I am working on translating an existing time series database system to MapReduce model using Hadoop. The database system has both historical and real-time processing capabilities. So far, I was able to translate the batch processing functionality into Hadoop.
Unfortunately, when it comes to real-time processing, I see there are some conceptual inconsistencies with the MapReduce model.
I can write my own implementation of Hadoop's InputFormat interface which will continuously feed mappers with new data so that mappers can process and continuously emit data. However, because no reduce() method is being called until all mappers have completed their execution, my computation is bound to be stuck at the mapping stage.
I've seen some posts mentioning mapred.reduce.slowstart.completed.maps, but, as I understand, this only controls when reducers will start pulling data to their local destinations (shuffling) -- the actual reduce method is called only after all mappers have completed their execution.

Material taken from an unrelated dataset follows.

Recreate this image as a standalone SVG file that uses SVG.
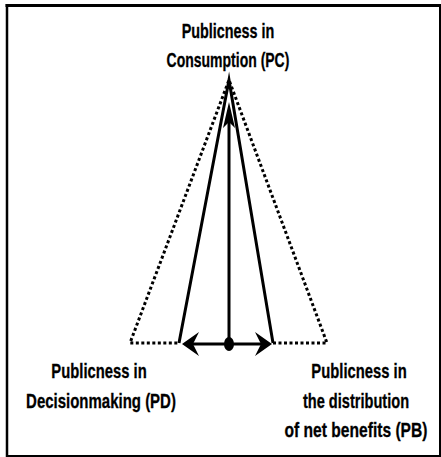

Of course, there is an option of mimicking a continuous execution by processing small batches of data over small time-intervals using a continuous stream of separate MR-jobs, but this would introduce additional latencies which is not acceptable in my case.
I've also considered using Storm or S4, but before moving any further I need to make sure that this falls out of the scope of Hadoop.
In summary, it looks like people have been able to develop real-time Hadoop applications (such as Impala) or real-time processing solutions built on top of Hadoop. The question is how?